The article seemed pretty fair, until that last sentence. Who suspects that Mao has passed her physical golden moment? I don't think I've ever heard anyone in the skating world say anything like that.Asada would greatly benefit from the new system if she can do a triple-triple combination along with a triple axel in the short program. However, the Japanese star didn't include any combined triples last season because she was more focused on polishing her trademark triple axel and her previous triple-triple attempts were mostly downgraded due to a problem with poor rotation.
A new rule in the long program, however, could challenge Kim, who strongly relies on three double axels to make up for the lack of a triple loop.
Kim, currently at No. 1 in the world ranking by a large margin, has been ruling out the triple loop in her programs for the last few seasons because of shaky landings. Asada, in contrast, did only one double axel in her Vancouver free routine.
Some critics also say the inclusion of a triple axel in the short program wouldn't be good for Mao, because it remains to be seen how much longer Asada will perform that jump.

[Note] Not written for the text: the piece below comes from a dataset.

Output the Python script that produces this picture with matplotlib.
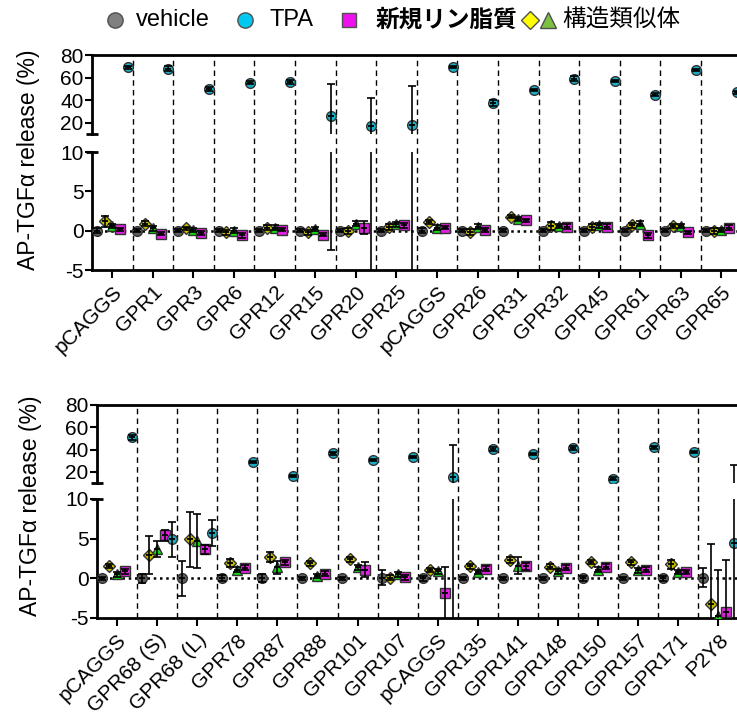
import matplotlib
matplotlib.use('Agg')
import matplotlib.pyplot as plt

plt.rcParams['font.family'] = ['Liberation Sans', 'Noto Sans CJK JP', 'DejaVu Sans']
plt.rcParams['axes.unicode_minus'] = False

# ---- data ----
top_names = ['pCAGGS', 'GPR1', 'GPR3', 'GPR6', 'GPR12', 'GPR15', 'GPR20', 'GPR25',
             'pCAGGS', 'GPR26', 'GPR31', 'GPR32', 'GPR45', 'GPR61', 'GPR63', 'GPR65']
top_vehicle = [0.0] * 16
top_vehicle_sd = [0.3, 0.2, 0.2, 0.2, 0.2, 0.2, 0.2, 0.2, 0.3, 0.2, 0.2, 0.2, 0.2, 0.2, 0.2, 0.2]
top_diamond = [1.2, 0.9, 0.3, -0.2, 0.4, -0.2, 0.0, 0.5, 1.1, -0.2, 1.8, 0.6, 0.5, 0.7, 0.6, 0.0]
top_diamond_sd = [0.7, 0.3, 0.2, 0.3, 0.3, 0.3, 0.4, 0.4, 0.3, 0.4, 0.2, 0.5, 0.4, 0.3, 0.3, 0.4]
top_triangle = [0.6, 0.3, 0.1, 0.0, 0.4, 0.2, 0.9, 0.8, 0.4, 0.5, 1.5, 0.6, 0.7, 0.9, 0.6, 0.1]
top_triangle_sd = [0.3] * 16
top_square = [0.2, -0.4, -0.3, -0.6, 0.1, -0.5, 0.4, 0.7, 0.4, 0.1, 1.3, 0.5, 0.5, -0.6, -0.2, 0.4]
top_square_sd = [0.2, 0.2, 0.3, 0.3, 0.2, 0.2, 0.8, 0.3, 0.2, 0.3, 0.2, 0.3, 0.3, 0.3, 0.2, 0.3]
top_tpa = [69, 68, 50, 55.5, 56, 26, 17, 18, 69.5, 37.5, 49, 59, 57, 45, 67, 47]
top_tpa_sd = [1.5, 2.5, 1.5, 1.5, 1.5, 28.5, 24.5, 35, 1, 2.5, 1, 2, 1, 1, 1, 1.5]

bot_names = ['pCAGGS', 'GPR68 (S)', 'GPR68 (L)', 'GPR78', 'GPR87', 'GPR88', 'GPR101', 'GPR107',
             'pCAGGS', 'GPR135', 'GPR141', 'GPR148', 'GPR150', 'GPR157', 'GPR171', 'P2Y8']
bot_vehicle = [0, 0, 0, 0, 0, 0, 0, 0.1, 0, 0, 0, 0, 0, 0, 0, 0.05]
bot_vehicle_sd = [0.2, 0.6, 2.2, 0.4, 0.5, 0.2, 0.2, 1.0, 0.3, 0.2, 0.2, 0.2, 0.3, 0.2, 0.3, 1.2]
bot_diamond = [1.55, 2.9, 4.9, 1.9, 2.7, 1.9, 2.4, 0.1, 1.05, 1.5, 2.3, 1.45, 2.05, 2.0, 1.75, -3.3]
bot_diamond_sd = [0.3, 2.4, 3.5, 0.5, 0.6, 0.3, 0.3, 0.3, 0.3, 0.3, 0.4, 0.3, 0.3, 0.3, 0.6, 7.6]
bot_triangle = [0.5, 3.7, 4.7, 1.1, 1.4, 0.3, 1.4, 0.5, 0.9, 0.8, 1.6, 0.9, 1.1, 1.0, 0.8, -4.7]
bot_triangle_sd = [0.3, 1.0, 3.4, 0.3, 0.8, 0.3, 0.3, 0.3, 0.3, 0.3, 1.1, 0.3, 0.3, 0.3, 0.3, 5.8]
bot_square = [0.9, 5.4, 3.65, 1.35, 2.0, 0.6, 1.1, 0.15, -1.9, 1.2, 1.5, 1.35, 1.45, 1.1, 0.8, -4.25]
bot_square_sd = [0.3, 0.7, 0.6, 0.3, 0.3, 0.3, 0.9, 0.3, 3.3, 0.3, 0.4, 0.3, 0.3, 0.3, 0.3, 6.6]
bot_tpa = [51, 4.9, 5.7, 29, 16.4, 36.5, 30.5, 33.5, 15.8, 40.5, 36, 41.5, 14, 42, 38, 4.5]
bot_tpa_sd = [2, 2.2, 1.6, 1, 1, 1, 1, 1, 28.4, 1.5, 1, 1.5, 1, 1.5, 1, 21.8]

legend_labels = ['vehicle', 'TPA', '新規リン脂質', '構造類似体']

# series style: (marker, face colour, size, offset within a group)
styles = [
    ('o', '#5e5e5e', 7.0, -0.38),   # vehicle
    ('D', '#c4c000', 6.5, -0.19),   # diamond analogue
    ('^', '#10dc10', 7.0, 0.0),     # triangle analogue
    ('s', '#e020e0', 6.5, 0.19),    # new phospholipid
    ('o', '#18aec4', 7.0, 0.38),    # TPA
]


def draw_series(ax, x, vals, sds, st):
    m, c, ms, off = st
    y0, y1 = ax.get_ylim()
    pts = [(i + off, v, s) for i, v, s in zip(x, vals, sds)]
    mk = [p for p in pts if y0 <= p[1] <= y1]
    eb = [p for p in pts if p[1] + p[2] > y0 and p[1] - p[2] < y1]
    if mk:
        ax.plot([p[0] for p in mk], [p[1] for p in mk], ls='none', marker=m, ms=ms,
                mfc=c, mec='#333333', mew=1.0, zorder=3)
    if eb:
        ax.errorbar([p[0] for p in eb], [p[1] for p in eb], yerr=[p[2] for p in eb],
                    fmt='none', ecolor='black', elinewidth=1.2, capsize=3, capthick=1.2, zorder=4)
    if mk:
        ax.plot([p[0] for p in mk], [p[1] for p in mk], ls='none', marker='_', ms=5,
                mec='black', mew=1.3, zorder=5)


def panel(fig, left, width, up_bottom, up_h, lo_bottom, lo_h, names, series):
    n = len(names)
    x = list(range(n))
    bg = fig.add_axes([left, lo_bottom, width, up_bottom + up_h - lo_bottom], zorder=0)
    bg.set_xlim(-0.5, n - 0.5)
    bg.set_ylim(0, 1)
    bg.axis('off')
    for i in range(n - 1):
        bg.axvline(i + 0.5, color='black', lw=1.0, ls=(0, (4, 3)))

    up = fig.add_axes([left, up_bottom, width, up_h], zorder=1)
    lo = fig.add_axes([left, lo_bottom, width, lo_h], zorder=1)
    up.set_ylim(10, 80)
    lo.set_ylim(-5, 10)
    for ax in (up, lo):
        ax.set_facecolor('none')
        ax.set_xlim(-0.5, n - 0.5)
        for st, (vals, sds) in zip(styles, series):
            draw_series(ax, x, vals, sds, st)
        ax.spines['right'].set_visible(False)
        ax.tick_params(axis='y', direction='out', length=5, width=1.5, labelsize=15, pad=1)
        for s in ax.spines.values():
            s.set_linewidth(2)

    up.set_yticks([20, 40, 60, 80])
    up.spines['bottom'].set_visible(False)
    up.set_xticks([])
    up.plot([-0.009, 0.009], [0, 0], transform=up.transAxes, color='black', lw=2,
            clip_on=False, solid_capstyle='butt')

    lo.set_yticks([-5, 0, 5, 10])
    lo.spines['top'].set_visible(False)
    lo.plot([-0.009, 0.009], [1, 1], transform=lo.transAxes, color='black', lw=2,
            clip_on=False, solid_capstyle='butt')
    lo.axhline(0, color='black', lw=1.8, ls=(0, (1, 1.5)), zorder=2)
    lo.set_xticks(x)
    lo.set_xticklabels(names, rotation=45, ha='right', rotation_mode='anchor', fontsize=15)
    lo.tick_params(axis='x', direction='out', length=6, width=1.5, pad=3)
    return up, lo


fig = plt.figure(figsize=(7.37, 7.16), dpi=100)

top_series = [(top_vehicle, top_vehicle_sd), (top_diamond, top_diamond_sd),
              (top_triangle, top_triangle_sd), (top_square, top_square_sd), (top_tpa, top_tpa_sd)]
bot_series = [(bot_vehicle, bot_vehicle_sd), (bot_diamond, bot_diamond_sd),
              (bot_triangle, bot_triangle_sd), (bot_square, bot_square_sd), (bot_tpa, bot_tpa_sd)]

panel(fig, 0.1248, 0.8814, 0.8128, 0.1103, 0.6229, 0.1648, top_names, top_series)
panel(fig, 0.1315, 0.8706, 0.3254, 0.1090, 0.1369, 0.1662, bot_names, bot_series)

fig.text(0.038, 0.777, 'AP-TGFα release (%)', rotation=90, ha='center', va='center', fontsize=16.5)
fig.text(0.042, 0.293, 'AP-TGFα release (%)', rotation=90, ha='center', va='center', fontsize=16.5)

# legend strip along the top, laid out in pixel units
lg = fig.add_axes([0, 1 - 40 / 716, 1, 40 / 716])
lg.set_xlim(0, 737)
lg.set_ylim(40, 0)
lg.axis('off')
leg_marks = [
    [('o', '#808080', 11, 115)],
    [('o', '#00c8f0', 11, 245)],
    [('s', '#ee11ee', 10.5, 349)],
    [('D', '#ffff00', 9, 530), ('^', '#7cc142', 11, 548)],
]
leg_text_x = [136, 270, 376, 562]
for marks, lab, tx in zip(leg_marks, legend_labels, leg_text_x):
    for m, c, ms, mx in marks:
        lg.plot([mx], [20], ls='none', marker=m, ms=ms, mfc=c, mec='#505050', mew=1)
    lg.text(tx, 20, lab, ha='left', va='center', fontsize=17,
            fontweight='bold' if lab == '新規リン脂質' else 'normal')

fig.savefig('out.png', dpi=100)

Asada was the only skater to include the 3.5-rotation jump in her routines for the last couple of seasons, but mostly ended up receiving deductions for under-rotation.
In Vancouver, she turned the tables to land all three of her triple axels in the short and free programs. However, her success rate has remained below 50 percent throughout her career, with the Japanese skater suspected of having passed her physical golden moment.
Besides, she's only 19. She probably could do the triple axel for a few more years. Heck Midori Ito was almost 23 when she did her 3A at the 1992 Olympics!